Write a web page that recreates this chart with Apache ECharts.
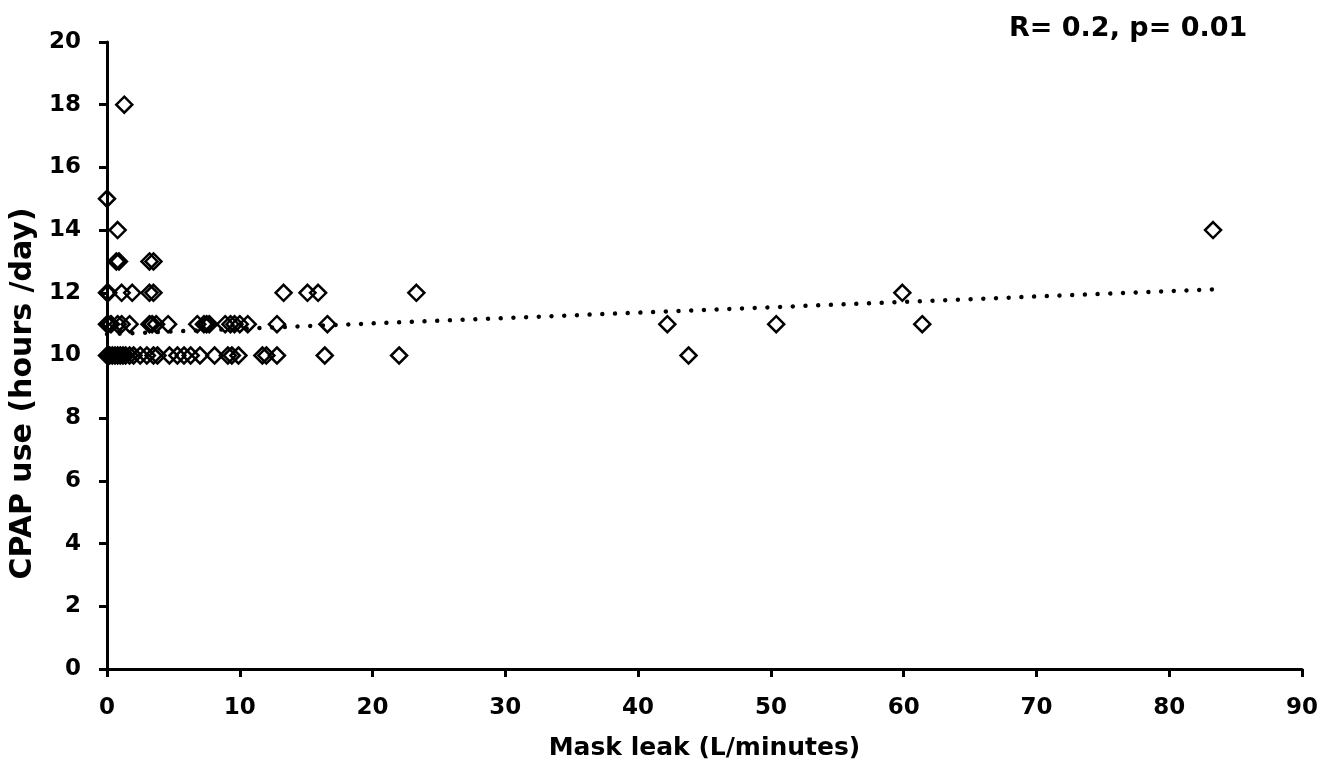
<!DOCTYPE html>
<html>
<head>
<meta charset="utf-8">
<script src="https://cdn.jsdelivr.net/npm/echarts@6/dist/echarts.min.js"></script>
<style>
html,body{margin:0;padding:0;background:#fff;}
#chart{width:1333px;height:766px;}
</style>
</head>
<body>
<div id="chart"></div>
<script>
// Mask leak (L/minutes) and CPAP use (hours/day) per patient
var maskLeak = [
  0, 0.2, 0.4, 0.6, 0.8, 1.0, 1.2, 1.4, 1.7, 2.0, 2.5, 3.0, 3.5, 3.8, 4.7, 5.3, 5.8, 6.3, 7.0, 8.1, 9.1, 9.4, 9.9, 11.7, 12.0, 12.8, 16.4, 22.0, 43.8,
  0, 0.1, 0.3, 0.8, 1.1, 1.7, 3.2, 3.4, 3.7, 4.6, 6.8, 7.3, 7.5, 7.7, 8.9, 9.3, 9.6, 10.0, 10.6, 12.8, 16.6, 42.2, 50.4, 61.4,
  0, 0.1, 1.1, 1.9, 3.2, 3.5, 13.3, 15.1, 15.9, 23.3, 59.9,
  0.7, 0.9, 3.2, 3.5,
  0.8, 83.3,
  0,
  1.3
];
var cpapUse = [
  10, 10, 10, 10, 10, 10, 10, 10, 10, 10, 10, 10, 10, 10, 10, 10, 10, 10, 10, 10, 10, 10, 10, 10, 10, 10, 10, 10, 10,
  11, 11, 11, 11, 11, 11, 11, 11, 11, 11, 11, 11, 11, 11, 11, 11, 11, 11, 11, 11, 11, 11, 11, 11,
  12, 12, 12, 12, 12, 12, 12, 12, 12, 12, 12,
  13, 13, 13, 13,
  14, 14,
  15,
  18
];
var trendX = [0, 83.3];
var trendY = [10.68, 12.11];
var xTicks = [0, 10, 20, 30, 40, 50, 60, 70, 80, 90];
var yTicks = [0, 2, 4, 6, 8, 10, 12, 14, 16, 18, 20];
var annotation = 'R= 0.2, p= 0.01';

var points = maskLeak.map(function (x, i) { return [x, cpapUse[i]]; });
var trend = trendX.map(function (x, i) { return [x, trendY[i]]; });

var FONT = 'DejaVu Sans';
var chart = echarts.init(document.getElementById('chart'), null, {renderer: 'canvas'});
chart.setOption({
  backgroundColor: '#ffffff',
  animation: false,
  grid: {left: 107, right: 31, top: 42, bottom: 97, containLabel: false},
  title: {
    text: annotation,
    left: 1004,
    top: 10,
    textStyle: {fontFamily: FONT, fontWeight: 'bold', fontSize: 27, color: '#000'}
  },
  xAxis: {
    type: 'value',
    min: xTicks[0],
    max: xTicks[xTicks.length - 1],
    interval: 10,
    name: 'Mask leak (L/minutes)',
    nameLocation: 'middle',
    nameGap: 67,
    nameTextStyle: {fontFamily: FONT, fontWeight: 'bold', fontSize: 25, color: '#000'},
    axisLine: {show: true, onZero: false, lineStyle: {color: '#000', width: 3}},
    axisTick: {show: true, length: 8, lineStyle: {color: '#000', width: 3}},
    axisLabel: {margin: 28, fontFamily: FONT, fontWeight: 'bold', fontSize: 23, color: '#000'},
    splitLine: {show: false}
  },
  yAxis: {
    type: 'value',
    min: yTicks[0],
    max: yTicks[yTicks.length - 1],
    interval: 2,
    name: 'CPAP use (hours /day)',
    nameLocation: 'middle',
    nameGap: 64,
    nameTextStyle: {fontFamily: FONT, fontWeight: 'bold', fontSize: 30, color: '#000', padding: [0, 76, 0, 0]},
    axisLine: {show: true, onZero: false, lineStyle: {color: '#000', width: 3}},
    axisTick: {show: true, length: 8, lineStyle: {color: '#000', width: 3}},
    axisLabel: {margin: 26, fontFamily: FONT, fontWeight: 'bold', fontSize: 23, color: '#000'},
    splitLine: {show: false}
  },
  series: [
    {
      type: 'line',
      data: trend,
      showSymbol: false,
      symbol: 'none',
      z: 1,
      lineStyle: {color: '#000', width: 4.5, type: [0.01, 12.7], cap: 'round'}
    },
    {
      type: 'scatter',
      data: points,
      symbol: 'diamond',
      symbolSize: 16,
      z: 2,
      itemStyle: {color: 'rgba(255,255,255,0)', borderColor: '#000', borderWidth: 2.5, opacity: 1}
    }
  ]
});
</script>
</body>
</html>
-*-*-
(Work to do) Transcribe the listing in full. Omit the pictures and keep every line exact.

(Solution to this task)
Write a web page that recreates this chart with Apache ECharts.
<!DOCTYPE html>
<html>
<head>
<meta charset="utf-8">
<script src="https://cdn.jsdelivr.net/npm/echarts@6/dist/echarts.min.js"></script>
<style>
html,body{margin:0;padding:0;background:#fff;}
#chart{width:1333px;height:766px;}
</style>
</head>
<body>
<div id="chart"></div>
<script>
// Mask leak (L/minutes) and CPAP use (hours/day) per patient
var maskLeak = [
  0, 0.2, 0.4, 0.6, 0.8, 1.0, 1.2, 1.4, 1.7, 2.0, 2.5, 3.0, 3.5, 3.8, 4.7, 5.3, 5.8, 6.3, 7.0, 8.1, 9.1, 9.4, 9.9, 11.7, 12.0, 12.8, 16.4, 22.0, 43.8,
  0, 0.1, 0.3, 0.8, 1.1, 1.7, 3.2, 3.4, 3.7, 4.6, 6.8, 7.3, 7.5, 7.7, 8.9, 9.3, 9.6, 10.0, 10.6, 12.8, 16.6, 42.2, 50.4, 61.4,
  0, 0.1, 1.1, 1.9, 3.2, 3.5, 13.3, 15.1, 15.9, 23.3, 59.9,
  0.7, 0.9, 3.2, 3.5,
  0.8, 83.3,
  0,
  1.3
];
var cpapUse = [
  10, 10, 10, 10, 10, 10, 10, 10, 10, 10, 10, 10, 10, 10, 10, 10, 10, 10, 10, 10, 10, 10, 10, 10, 10, 10, 10, 10, 10,
  11, 11, 11, 11, 11, 11, 11, 11, 11, 11, 11, 11, 11, 11, 11, 11, 11, 11, 11, 11, 11, 11, 11, 11,
  12, 12, 12, 12, 12, 12, 12, 12, 12, 12, 12,
  13, 13, 13, 13,
  14, 14,
  15,
  18
];
var trendX = [0, 83.3];
var trendY = [10.68, 12.11];
var xTicks = [0, 10, 20, 30, 40, 50, 60, 70, 80, 90];
var yTicks = [0, 2, 4, 6, 8, 10, 12, 14, 16, 18, 20];
var annotation = 'R= 0.2, p= 0.01';

var points = maskLeak.map(function (x, i) { return [x, cpapUse[i]]; });
var trend = trendX.map(function (x, i) { return [x, trendY[i]]; });

var FONT = 'DejaVu Sans';
var chart = echarts.init(document.getElementById('chart'), null, {renderer: 'canvas'});
chart.setOption({
  backgroundColor: '#ffffff',
  animation: false,
  grid: {left: 107, right: 31, top: 42, bottom: 97, containLabel: false},
  title: {
    text: annotation,
    left: 1004,
    top: 10,
    textStyle: {fontFamily: FONT, fontWeight: 'bold', fontSize: 27, color: '#000'}
  },
  xAxis: {
    type: 'value',
    min: xTicks[0],
    max: xTicks[xTicks.length - 1],
    interval: 10,
    name: 'Mask leak (L/minutes)',
    nameLocation: 'middle',
    nameGap: 67,
    nameTextStyle: {fontFamily: FONT, fontWeight: 'bold', fontSize: 25, color: '#000'},
    axisLine: {show: true, onZero: false, lineStyle: {color: '#000', width: 3}},
    axisTick: {show: true, length: 8, lineStyle: {color: '#000', width: 3}},
    axisLabel: {margin: 28, fontFamily: FONT, fontWeight: 'bold', fontSize: 23, color: '#000'},
    splitLine: {show: false}
  },
  yAxis: {
    type: 'value',
    min: yTicks[0],
    max: yTicks[yTicks.length - 1],
    interval: 2,
    name: 'CPAP use (hours /day)',
    nameLocation: 'middle',
    nameGap: 64,
    nameTextStyle: {fontFamily: FONT, fontWeight: 'bold', fontSize: 30, color: '#000', padding: [0, 76, 0, 0]},
    axisLine: {show: true, onZero: false, lineStyle: {color: '#000', width: 3}},
    axisTick: {show: true, length: 8, lineStyle: {color: '#000', width: 3}},
    axisLabel: {margin: 26, fontFamily: FONT, fontWeight: 'bold', fontSize: 23, color: '#000'},
    splitLine: {show: false}
  },
  series: [
    {
      type: 'line',
      data: trend,
      showSymbol: false,
      symbol: 'none',
      z: 1,
      lineStyle: {color: '#000', width: 4.5, type: [0.01, 12.7], cap: 'round'}
    },
    {
      type: 'scatter',
      data: points,
      symbol: 'diamond',
      symbolSize: 16,
      z: 2,
      itemStyle: {color: 'rgba(255,255,255,0)', borderColor: '#000', borderWidth: 2.5, opacity: 1}
    }
  ]
});
</script>
</body>
</html>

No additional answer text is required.